--- Start ---

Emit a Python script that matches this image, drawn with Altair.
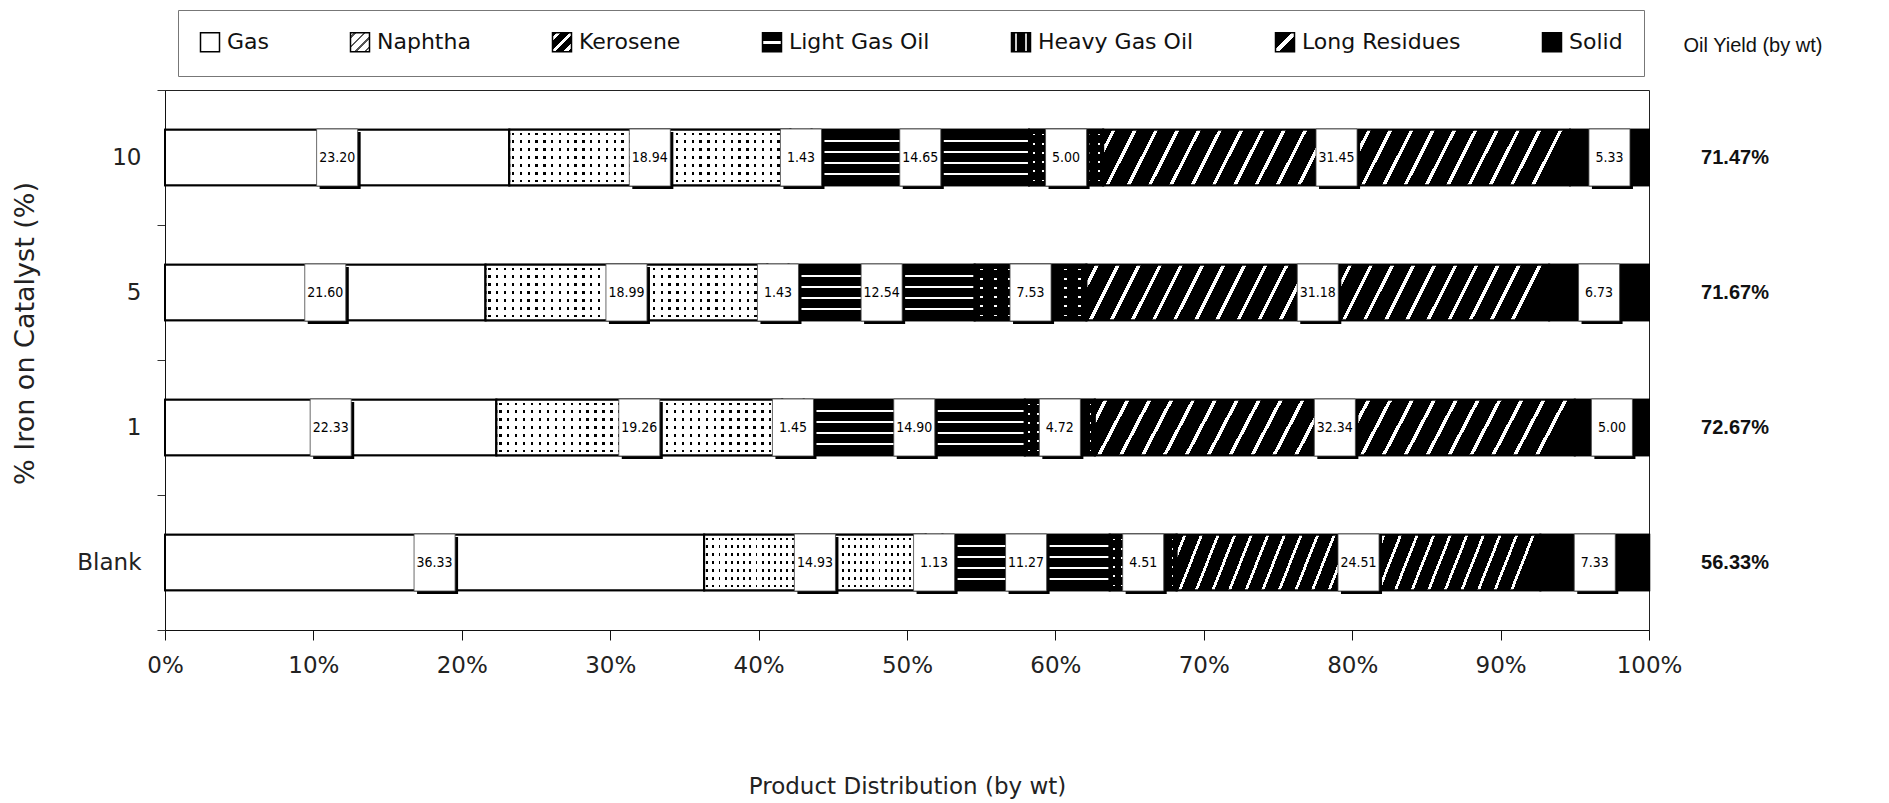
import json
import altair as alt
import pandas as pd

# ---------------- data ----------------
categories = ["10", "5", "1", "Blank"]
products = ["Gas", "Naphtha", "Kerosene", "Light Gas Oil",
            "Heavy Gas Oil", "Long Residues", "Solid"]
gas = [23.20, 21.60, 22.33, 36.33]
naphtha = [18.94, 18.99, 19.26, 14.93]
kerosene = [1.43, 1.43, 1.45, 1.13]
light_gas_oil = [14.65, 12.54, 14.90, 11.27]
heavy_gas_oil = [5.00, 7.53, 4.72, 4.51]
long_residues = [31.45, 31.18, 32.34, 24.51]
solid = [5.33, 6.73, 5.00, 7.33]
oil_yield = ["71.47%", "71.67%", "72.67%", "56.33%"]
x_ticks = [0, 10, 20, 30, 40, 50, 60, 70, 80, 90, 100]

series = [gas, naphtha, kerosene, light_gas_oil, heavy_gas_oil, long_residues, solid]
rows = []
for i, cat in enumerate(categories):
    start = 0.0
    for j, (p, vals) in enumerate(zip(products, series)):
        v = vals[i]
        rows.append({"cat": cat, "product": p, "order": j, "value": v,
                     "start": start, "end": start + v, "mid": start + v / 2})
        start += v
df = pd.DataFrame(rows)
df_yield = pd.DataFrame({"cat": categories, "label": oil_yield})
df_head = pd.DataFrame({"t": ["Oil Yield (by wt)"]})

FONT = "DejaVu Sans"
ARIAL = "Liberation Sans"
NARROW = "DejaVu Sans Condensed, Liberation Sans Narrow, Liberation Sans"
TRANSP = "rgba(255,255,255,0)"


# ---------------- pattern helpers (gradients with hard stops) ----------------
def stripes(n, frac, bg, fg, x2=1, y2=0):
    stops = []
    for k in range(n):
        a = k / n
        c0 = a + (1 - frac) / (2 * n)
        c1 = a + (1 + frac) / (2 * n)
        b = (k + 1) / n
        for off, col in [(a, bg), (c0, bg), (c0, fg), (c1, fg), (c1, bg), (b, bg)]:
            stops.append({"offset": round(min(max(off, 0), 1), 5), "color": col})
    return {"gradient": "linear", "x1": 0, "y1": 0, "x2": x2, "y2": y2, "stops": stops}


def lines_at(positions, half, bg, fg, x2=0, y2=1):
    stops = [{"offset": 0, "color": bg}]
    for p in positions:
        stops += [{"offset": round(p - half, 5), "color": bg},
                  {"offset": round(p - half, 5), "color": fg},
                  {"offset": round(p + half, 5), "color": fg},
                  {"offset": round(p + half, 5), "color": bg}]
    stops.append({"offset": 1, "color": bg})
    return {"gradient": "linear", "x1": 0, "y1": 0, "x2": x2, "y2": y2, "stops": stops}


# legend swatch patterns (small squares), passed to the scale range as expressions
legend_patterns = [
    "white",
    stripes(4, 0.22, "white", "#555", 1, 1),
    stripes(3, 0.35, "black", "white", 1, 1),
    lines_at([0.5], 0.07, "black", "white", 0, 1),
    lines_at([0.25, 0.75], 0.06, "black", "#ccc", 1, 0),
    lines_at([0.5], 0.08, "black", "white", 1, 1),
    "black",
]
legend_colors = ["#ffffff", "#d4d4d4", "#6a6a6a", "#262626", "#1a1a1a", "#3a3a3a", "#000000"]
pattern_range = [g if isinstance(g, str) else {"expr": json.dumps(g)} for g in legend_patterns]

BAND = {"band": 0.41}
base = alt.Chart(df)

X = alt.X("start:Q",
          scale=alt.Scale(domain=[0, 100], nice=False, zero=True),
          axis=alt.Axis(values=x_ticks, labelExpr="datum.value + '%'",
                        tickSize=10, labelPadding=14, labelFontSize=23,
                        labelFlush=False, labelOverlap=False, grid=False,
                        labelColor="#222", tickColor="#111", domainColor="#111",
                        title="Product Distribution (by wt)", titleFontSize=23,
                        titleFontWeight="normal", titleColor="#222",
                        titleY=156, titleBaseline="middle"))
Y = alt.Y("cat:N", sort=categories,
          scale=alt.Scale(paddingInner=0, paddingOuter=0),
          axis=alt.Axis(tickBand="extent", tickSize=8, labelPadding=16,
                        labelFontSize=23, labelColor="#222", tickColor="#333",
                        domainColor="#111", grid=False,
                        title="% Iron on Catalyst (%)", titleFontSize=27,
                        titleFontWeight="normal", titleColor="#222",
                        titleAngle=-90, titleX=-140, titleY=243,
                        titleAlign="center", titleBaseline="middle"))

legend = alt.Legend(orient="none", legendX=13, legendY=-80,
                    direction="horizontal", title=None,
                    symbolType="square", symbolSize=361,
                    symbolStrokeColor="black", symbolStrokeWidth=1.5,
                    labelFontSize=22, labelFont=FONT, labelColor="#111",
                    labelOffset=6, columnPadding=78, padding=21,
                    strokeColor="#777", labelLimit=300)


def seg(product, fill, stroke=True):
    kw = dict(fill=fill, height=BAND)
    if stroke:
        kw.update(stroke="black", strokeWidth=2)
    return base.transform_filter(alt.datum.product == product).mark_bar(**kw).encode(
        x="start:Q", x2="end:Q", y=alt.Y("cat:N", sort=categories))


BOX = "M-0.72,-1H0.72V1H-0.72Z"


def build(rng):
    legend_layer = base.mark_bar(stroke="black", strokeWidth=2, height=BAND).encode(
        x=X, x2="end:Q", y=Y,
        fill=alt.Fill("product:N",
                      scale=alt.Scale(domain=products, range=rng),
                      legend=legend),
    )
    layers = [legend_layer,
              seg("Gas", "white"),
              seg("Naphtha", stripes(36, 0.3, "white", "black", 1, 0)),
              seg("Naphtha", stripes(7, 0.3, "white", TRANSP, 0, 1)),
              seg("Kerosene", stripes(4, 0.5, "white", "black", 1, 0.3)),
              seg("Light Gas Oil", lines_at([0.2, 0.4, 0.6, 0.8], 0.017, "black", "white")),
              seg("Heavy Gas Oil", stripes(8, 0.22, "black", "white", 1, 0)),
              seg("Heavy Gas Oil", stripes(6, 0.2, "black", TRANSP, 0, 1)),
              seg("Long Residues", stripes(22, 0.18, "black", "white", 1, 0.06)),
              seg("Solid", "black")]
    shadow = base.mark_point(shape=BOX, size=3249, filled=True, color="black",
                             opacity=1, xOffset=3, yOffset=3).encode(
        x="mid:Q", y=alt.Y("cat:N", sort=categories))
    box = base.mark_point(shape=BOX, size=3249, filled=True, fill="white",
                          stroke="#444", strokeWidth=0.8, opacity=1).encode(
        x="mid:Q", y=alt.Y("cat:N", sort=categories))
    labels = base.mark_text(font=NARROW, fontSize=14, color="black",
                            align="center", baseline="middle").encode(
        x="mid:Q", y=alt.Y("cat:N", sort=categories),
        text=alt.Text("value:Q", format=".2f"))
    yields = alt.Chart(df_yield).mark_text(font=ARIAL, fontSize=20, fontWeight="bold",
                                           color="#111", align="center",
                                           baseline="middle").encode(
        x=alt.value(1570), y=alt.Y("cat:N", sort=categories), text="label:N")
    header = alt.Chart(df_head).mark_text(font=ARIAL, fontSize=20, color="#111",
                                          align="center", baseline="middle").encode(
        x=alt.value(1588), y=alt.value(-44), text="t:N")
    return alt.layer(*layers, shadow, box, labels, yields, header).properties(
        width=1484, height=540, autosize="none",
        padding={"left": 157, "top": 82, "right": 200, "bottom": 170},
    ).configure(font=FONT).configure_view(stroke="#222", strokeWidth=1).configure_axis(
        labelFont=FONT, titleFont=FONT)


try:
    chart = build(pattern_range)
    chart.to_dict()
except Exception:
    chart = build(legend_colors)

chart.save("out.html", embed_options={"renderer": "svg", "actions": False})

--- End ---

== Exercise aim ==
Extract lines where the string "with" occurs.

== Final result ==
Emit a Python script that matches this image, drawn with Altair.
# ---------------- pattern helpers (gradients with hard stops) ----------------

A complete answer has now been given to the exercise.